> GOAL: Give back, exactly as written, the lines from the beginning of the listing through the one that contains "const yAxisTitle = 'Elektroenerģija, kWh';".

> SUPPLIED INFORMATION:
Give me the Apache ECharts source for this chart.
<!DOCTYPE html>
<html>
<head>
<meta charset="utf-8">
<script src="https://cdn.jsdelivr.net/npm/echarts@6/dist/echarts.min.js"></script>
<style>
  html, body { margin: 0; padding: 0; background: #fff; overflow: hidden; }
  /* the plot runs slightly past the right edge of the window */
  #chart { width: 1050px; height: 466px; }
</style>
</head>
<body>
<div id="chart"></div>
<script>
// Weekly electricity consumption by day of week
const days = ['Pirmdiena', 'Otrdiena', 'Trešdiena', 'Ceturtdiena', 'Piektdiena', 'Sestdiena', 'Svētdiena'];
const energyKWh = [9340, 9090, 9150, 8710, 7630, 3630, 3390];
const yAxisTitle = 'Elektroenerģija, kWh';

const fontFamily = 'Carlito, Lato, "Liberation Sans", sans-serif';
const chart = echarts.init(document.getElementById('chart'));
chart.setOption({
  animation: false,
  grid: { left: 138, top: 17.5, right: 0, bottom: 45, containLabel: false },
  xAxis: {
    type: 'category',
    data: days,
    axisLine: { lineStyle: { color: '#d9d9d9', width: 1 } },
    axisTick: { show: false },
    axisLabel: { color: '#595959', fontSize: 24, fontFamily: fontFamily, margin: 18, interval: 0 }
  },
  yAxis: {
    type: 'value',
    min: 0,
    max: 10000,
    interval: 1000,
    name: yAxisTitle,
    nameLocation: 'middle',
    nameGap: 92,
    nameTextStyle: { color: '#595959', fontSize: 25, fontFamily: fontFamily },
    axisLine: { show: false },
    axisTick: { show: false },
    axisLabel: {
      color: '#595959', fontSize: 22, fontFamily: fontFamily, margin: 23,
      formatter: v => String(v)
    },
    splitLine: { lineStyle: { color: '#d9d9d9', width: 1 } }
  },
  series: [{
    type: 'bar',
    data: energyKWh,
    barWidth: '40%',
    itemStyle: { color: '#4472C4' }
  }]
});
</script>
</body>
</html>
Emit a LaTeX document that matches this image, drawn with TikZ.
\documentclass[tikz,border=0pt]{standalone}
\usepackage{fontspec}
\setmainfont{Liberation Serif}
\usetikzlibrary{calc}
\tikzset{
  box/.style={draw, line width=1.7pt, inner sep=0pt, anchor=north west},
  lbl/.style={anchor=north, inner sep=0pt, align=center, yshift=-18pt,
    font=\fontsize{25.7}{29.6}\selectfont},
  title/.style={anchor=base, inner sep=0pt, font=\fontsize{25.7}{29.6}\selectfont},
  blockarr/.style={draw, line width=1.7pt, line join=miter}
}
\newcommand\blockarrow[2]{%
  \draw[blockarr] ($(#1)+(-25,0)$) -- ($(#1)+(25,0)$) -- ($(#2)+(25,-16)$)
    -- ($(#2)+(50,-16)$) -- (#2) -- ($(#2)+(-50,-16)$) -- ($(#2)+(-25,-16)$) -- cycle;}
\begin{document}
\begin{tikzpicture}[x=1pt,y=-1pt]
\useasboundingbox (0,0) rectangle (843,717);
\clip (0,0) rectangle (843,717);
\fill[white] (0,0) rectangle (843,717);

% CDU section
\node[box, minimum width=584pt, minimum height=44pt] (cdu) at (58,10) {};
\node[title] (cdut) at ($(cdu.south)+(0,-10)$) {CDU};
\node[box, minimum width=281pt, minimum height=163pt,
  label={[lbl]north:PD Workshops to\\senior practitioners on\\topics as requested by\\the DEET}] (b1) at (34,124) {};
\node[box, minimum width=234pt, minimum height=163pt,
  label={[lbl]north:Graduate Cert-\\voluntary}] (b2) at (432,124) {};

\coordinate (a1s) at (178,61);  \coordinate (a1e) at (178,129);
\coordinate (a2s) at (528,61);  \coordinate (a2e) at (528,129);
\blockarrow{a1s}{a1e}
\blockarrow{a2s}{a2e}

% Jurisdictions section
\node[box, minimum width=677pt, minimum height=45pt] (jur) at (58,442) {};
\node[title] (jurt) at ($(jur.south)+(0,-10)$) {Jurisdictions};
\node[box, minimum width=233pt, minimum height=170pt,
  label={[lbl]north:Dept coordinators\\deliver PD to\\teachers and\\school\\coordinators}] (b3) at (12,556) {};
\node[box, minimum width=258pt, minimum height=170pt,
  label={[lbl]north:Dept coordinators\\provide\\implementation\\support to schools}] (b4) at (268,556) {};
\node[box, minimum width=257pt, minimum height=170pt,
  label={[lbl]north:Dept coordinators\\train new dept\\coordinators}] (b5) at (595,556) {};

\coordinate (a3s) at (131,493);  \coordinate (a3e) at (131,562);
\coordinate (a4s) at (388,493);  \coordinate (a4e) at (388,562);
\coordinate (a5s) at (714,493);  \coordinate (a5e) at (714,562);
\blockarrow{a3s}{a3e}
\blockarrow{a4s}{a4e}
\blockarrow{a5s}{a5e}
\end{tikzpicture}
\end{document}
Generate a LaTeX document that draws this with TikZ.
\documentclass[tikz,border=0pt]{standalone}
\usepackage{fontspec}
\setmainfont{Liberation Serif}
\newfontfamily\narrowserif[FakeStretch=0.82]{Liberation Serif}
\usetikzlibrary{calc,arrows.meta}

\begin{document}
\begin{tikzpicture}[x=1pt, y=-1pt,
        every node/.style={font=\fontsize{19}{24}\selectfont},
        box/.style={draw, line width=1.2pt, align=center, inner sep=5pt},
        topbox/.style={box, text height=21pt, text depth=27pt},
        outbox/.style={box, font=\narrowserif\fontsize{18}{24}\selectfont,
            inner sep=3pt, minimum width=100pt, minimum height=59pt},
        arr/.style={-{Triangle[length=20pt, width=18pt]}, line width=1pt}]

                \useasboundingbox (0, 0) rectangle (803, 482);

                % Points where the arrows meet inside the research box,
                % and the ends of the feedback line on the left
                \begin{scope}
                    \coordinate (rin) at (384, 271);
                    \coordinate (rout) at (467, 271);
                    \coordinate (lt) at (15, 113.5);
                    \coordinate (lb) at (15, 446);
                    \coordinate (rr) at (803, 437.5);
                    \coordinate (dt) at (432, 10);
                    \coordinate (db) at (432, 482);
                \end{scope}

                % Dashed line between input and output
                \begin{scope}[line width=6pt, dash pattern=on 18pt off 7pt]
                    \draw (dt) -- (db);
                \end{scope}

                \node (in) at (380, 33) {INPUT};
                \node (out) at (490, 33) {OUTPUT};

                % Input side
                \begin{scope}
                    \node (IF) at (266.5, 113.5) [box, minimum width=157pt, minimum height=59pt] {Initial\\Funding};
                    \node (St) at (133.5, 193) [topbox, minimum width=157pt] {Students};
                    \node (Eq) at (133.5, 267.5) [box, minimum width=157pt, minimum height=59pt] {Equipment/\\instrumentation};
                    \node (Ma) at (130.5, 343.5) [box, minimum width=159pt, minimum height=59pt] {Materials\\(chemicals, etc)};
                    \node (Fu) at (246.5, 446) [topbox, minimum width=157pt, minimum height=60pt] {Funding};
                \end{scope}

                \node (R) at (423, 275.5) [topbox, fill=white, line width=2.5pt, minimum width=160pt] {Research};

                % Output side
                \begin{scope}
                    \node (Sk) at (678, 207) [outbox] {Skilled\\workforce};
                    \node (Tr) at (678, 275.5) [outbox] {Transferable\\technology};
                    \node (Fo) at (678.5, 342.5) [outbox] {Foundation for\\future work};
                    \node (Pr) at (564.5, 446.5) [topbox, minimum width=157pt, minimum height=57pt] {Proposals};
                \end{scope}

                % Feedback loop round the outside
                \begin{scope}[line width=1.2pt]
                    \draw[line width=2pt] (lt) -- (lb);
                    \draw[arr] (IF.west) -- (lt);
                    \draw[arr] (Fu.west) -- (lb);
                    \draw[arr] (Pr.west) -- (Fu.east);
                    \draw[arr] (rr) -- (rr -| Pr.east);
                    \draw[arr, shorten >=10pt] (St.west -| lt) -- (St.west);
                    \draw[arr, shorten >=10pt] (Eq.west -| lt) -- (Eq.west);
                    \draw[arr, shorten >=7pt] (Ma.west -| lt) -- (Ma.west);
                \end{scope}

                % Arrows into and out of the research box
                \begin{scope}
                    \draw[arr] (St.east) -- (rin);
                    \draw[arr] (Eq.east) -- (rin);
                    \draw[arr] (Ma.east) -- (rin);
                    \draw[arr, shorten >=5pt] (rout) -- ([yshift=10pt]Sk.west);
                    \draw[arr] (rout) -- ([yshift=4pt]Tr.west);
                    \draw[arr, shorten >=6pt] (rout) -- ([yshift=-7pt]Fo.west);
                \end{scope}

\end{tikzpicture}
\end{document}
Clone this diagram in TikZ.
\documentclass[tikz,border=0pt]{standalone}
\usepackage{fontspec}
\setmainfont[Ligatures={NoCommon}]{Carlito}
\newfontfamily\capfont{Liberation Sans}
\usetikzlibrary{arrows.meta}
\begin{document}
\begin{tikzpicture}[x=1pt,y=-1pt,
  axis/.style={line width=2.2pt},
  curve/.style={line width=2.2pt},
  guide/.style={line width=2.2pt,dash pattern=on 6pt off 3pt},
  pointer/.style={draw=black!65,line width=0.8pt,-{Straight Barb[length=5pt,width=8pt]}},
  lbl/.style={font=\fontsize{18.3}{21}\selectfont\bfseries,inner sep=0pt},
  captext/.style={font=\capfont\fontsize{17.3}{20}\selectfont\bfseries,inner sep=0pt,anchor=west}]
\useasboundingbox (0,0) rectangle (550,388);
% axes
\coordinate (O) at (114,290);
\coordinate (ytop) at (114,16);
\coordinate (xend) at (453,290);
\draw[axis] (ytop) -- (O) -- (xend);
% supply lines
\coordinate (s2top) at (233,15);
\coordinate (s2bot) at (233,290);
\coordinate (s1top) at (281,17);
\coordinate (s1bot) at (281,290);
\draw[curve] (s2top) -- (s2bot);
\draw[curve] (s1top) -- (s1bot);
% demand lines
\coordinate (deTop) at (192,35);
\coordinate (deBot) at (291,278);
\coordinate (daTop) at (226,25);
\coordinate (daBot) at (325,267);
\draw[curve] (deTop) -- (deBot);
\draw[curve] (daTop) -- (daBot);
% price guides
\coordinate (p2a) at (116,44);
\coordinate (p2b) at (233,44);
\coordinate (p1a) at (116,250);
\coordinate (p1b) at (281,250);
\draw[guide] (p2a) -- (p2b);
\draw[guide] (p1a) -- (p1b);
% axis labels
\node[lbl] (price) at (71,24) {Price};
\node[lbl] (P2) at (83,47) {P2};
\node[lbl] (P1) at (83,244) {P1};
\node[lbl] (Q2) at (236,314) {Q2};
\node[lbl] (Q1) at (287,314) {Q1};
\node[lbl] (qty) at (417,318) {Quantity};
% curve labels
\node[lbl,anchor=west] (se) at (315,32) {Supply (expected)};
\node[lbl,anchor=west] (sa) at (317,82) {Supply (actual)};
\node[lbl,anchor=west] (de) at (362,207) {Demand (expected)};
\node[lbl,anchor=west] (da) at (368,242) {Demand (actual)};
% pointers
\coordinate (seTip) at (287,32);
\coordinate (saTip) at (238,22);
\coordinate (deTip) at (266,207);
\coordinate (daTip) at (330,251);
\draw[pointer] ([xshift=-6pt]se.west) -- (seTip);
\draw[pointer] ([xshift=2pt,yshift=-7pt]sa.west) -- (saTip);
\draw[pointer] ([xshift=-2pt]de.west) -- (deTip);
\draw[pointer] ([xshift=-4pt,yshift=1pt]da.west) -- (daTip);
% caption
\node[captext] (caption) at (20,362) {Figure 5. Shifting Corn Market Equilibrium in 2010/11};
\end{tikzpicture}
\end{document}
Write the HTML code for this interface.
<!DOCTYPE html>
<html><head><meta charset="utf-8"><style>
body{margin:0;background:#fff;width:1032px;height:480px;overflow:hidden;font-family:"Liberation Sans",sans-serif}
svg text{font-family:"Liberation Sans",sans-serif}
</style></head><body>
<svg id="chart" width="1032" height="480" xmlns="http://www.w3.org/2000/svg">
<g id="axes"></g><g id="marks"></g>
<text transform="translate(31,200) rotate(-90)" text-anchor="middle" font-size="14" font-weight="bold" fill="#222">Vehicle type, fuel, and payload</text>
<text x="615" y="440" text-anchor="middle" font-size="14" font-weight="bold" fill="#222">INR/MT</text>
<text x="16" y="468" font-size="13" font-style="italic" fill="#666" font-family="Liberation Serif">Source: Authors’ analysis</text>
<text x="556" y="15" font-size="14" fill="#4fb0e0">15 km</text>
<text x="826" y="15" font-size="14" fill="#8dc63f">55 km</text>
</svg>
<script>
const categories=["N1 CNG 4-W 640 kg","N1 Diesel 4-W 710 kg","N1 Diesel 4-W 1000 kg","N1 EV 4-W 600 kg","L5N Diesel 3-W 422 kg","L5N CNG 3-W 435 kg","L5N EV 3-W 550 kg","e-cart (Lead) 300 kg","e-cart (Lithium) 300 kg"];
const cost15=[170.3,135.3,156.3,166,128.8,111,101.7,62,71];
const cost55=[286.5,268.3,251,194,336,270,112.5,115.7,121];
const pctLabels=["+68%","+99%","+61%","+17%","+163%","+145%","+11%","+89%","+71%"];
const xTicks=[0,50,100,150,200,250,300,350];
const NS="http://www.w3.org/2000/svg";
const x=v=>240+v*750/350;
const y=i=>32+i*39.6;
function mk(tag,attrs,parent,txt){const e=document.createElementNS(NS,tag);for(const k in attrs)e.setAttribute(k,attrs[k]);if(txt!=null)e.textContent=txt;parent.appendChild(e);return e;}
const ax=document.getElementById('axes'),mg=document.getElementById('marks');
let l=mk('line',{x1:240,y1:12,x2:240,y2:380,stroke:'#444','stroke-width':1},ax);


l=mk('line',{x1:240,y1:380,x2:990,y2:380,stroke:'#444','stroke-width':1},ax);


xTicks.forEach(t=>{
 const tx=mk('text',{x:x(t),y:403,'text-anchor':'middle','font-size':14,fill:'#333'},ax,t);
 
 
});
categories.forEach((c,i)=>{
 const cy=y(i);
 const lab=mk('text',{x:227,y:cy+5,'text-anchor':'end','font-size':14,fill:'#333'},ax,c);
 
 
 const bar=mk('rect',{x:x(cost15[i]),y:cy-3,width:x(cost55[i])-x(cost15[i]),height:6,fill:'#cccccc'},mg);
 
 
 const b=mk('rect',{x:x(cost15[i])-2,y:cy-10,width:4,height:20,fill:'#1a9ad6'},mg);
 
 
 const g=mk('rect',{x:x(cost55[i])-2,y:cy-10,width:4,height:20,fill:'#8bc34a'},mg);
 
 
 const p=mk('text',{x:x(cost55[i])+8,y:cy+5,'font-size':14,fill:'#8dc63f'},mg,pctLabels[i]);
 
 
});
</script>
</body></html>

> ANSWER TO THIS EXERCISE:
Give me the Apache ECharts source for this chart.
<!DOCTYPE html>
<html>
<head>
<meta charset="utf-8">
<script src="https://cdn.jsdelivr.net/npm/echarts@6/dist/echarts.min.js"></script>
<style>
  html, body { margin: 0; padding: 0; background: #fff; overflow: hidden; }
  /* the plot runs slightly past the right edge of the window */
  #chart { width: 1050px; height: 466px; }
</style>
</head>
<body>
<div id="chart"></div>
<script>
// Weekly electricity consumption by day of week
const days = ['Pirmdiena', 'Otrdiena', 'Trešdiena', 'Ceturtdiena', 'Piektdiena', 'Sestdiena', 'Svētdiena'];
const energyKWh = [9340, 9090, 9150, 8710, 7630, 3630, 3390];
const yAxisTitle = 'Elektroenerģija, kWh';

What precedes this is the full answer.